**Required task**
Exactly retype the lines from the top of the data through the line containing "import pandas as pd", leaving out every picture.

**Dataset section**
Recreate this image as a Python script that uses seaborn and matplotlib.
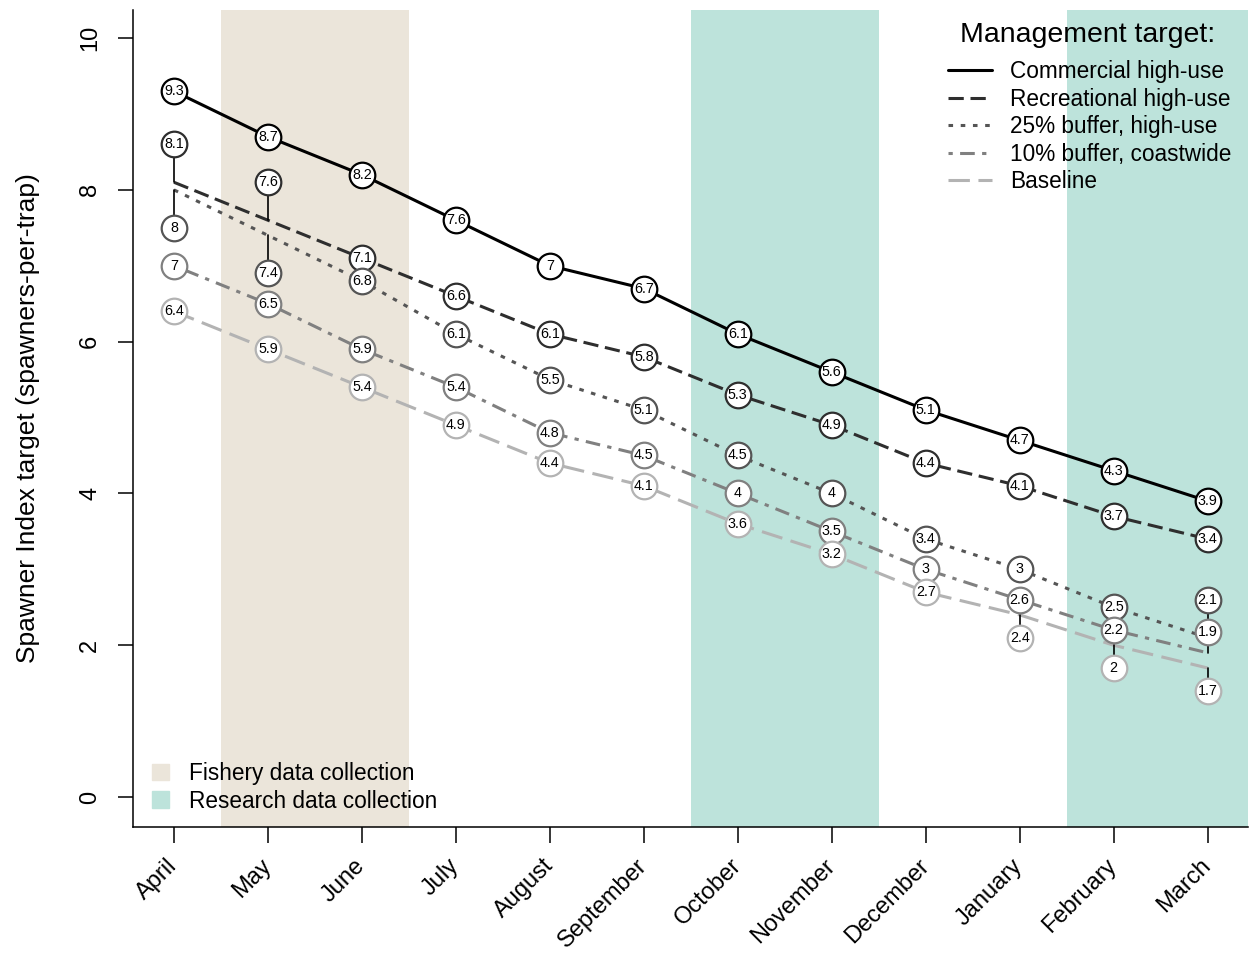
import matplotlib
matplotlib.use('Agg')
import matplotlib.pyplot as plt
from matplotlib.lines import Line2D
from matplotlib.patches import Patch
import seaborn as sns
import pandas as pd

# ---- data ----
months = ['April', 'May', 'June', 'July', 'August', 'September', 'October',
          'November', 'December', 'January', 'February', 'March']
commercial = [9.3, 8.7, 8.2, 7.6, 7.0, 6.7, 6.1, 5.6, 5.1, 4.7, 4.3, 3.9]
recreational = [8.1, 7.6, 7.1, 6.6, 6.1, 5.8, 5.3, 4.9, 4.4, 4.1, 3.7, 3.4]
buffer25 = [8.0, 7.4, 6.8, 6.1, 5.5, 5.1, 4.5, 4.0, 3.4, 3.0, 2.5, 2.1]
buffer10 = [7.0, 6.5, 5.9, 5.4, 4.8, 4.5, 4.0, 3.5, 3.0, 2.6, 2.2, 1.9]
baseline = [6.4, 5.9, 5.4, 4.9, 4.4, 4.1, 3.6, 3.2, 2.7, 2.4, 2.0, 1.7]

# label circles moved off the line (leader line drawn back to the line)
off_rec = [0.5, 0.5, 0, 0, 0, 0, 0, 0, 0, 0, 0, 0]
off_25 = [-0.5, -0.5, 0, 0, 0, 0, 0, 0, 0, 0, 0, 0.5]
off_10 = [0, 0, 0, 0, 0, 0, 0, 0, 0, 0, 0, 0.28]
off_base = [0, 0, 0, 0, 0, 0, 0, 0, 0, -0.3, -0.3, -0.3]
off_com = [0] * 12

series_names = ['Commercial high-use', 'Recreational high-use', '25% buffer, high-use',
                '10% buffer, coastwide', 'Baseline']
series_vals = [commercial, recreational, buffer25, buffer10, baseline]
series_off = [off_com, off_rec, off_25, off_10, off_base]
colors = ['#000000', '#2e2e2e', '#555555', '#808080', '#b3b3b3']
dashes = [None, (5, 2.2), (1.5, 2.5), (1.4, 2.4, 4.8, 2.4), (7, 2.8)]

fishery = (0.5, 2.5)
research = [(5.5, 7.5), (9.5, 12)]
fishery_col = '#ebe5da'
research_col = '#bde3db'

sns.set_style('ticks')
plt.rcParams['font.family'] = ['Liberation Sans', 'DejaVu Sans']
plt.rcParams['text.color'] = 'black'
plt.rcParams['axes.labelcolor'] = 'black'
plt.rcParams['xtick.color'] = 'black'
plt.rcParams['ytick.color'] = 'black'
plt.rcParams['axes.edgecolor'] = 'black'

fig = plt.figure(figsize=(12.49, 9.55), dpi=100)
ax = fig.add_axes([133 / 1249, 128 / 955, 1115 / 1249, 817 / 955])

ax.axvspan(*fishery, color=fishery_col, lw=0, zorder=0)
for a, b in research:
    ax.axvspan(a, b, color=research_col, lw=0, zorder=0)

x = list(range(len(months)))
for i, (vals, col, dsh) in enumerate(zip(series_vals, colors, dashes)):
    df = pd.DataFrame({'x': x, 'y': vals})
    sns.lineplot(data=df, x='x', y='y', ax=ax, color=col, lw=2.2, legend=False, zorder=2)
    if dsh is not None:
        ax.lines[-1].set_dashes(dsh)

# leader lines
for vals, offs in zip(series_vals, series_off):
    for xi, v, o in zip(x, vals, offs):
        if o != 0:
            ax.plot([xi, xi], [v, v + o], color='black', lw=1.2, zorder=2.5)

# labelled circles
for i, (vals, offs, col) in enumerate(zip(series_vals, series_off, colors)):
    ys = [v + o for v, o in zip(vals, offs)]
    ax.scatter(x, ys, s=340, facecolor='white', edgecolor=col, linewidth=1.6,
               zorder=3 + i * 0.1)
    for xi, yi, v in zip(x, ys, vals):
        ax.text(xi, yi, f'{v:g}', ha='center', va='center', fontsize=10.3,
                zorder=3.05 + i * 0.1)

ax.set_xlim(-0.436, 11.43)
ax.set_ylim(-0.395, 10.37)
ax.set_xticks(x)
ax.set_xticklabels(months, rotation=45, ha='right', rotation_mode='anchor', va='center')
ax.set_yticks([0, 2, 4, 6, 8, 10])
ax.tick_params(axis='y', labelrotation=90, length=11, width=1.1, pad=12, labelsize=17)
ax.tick_params(axis='x', length=11.5, width=1.1, pad=14, labelsize=17)
for lab in ax.get_yticklabels():
    lab.set_va('center')
ax.set_xlabel('')
ax.set_ylabel('Spawner Index target (spawners-per-trap)', fontsize=19, labelpad=28)
sns.despine(ax=ax)
ax.spines['left'].set_linewidth(1.1)
ax.spines['bottom'].set_linewidth(1.1)

handles = []
for name, col, dsh in zip(series_names, colors, dashes):
    h = Line2D([], [], color=col, lw=2.2, label=name)
    if dsh is not None:
        h.set_dashes(dsh)
    handles.append(h)
fig.text(1088 / 1249, 1 - 35 / 955, 'Management target:', ha='center', va='center',
         fontsize=20.5)
leg1 = ax.legend(handles=handles, loc='upper left', frameon=False, fontsize=16.3,
                 handlelength=1.95, handletextpad=0.8, labelspacing=0.2,
                 borderpad=0, borderaxespad=0,
                 bbox_to_anchor=(948 / 1249, 1 - 60 / 955), bbox_transform=fig.transFigure)
ax.add_artist(leg1)

patches = [Patch(color=fishery_col, label='Fishery data collection'),
           Patch(color=research_col, label='Research data collection')]
ax.legend(handles=patches, loc='upper left', frameon=False, fontsize=16.3,
          handlelength=0.75, handleheight=0.75, handletextpad=0.9, labelspacing=0.2,
          borderpad=0, borderaxespad=0,
          bbox_to_anchor=(152 / 1249, 1 - 762 / 955), bbox_transform=fig.transFigure)

fig.savefig('out.png', dpi=100)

**Solution**
Recreate this image as a Python script that uses seaborn and matplotlib.
import matplotlib
matplotlib.use('Agg')
import matplotlib.pyplot as plt
from matplotlib.lines import Line2D
from matplotlib.patches import Patch
import seaborn as sns
import pandas as pd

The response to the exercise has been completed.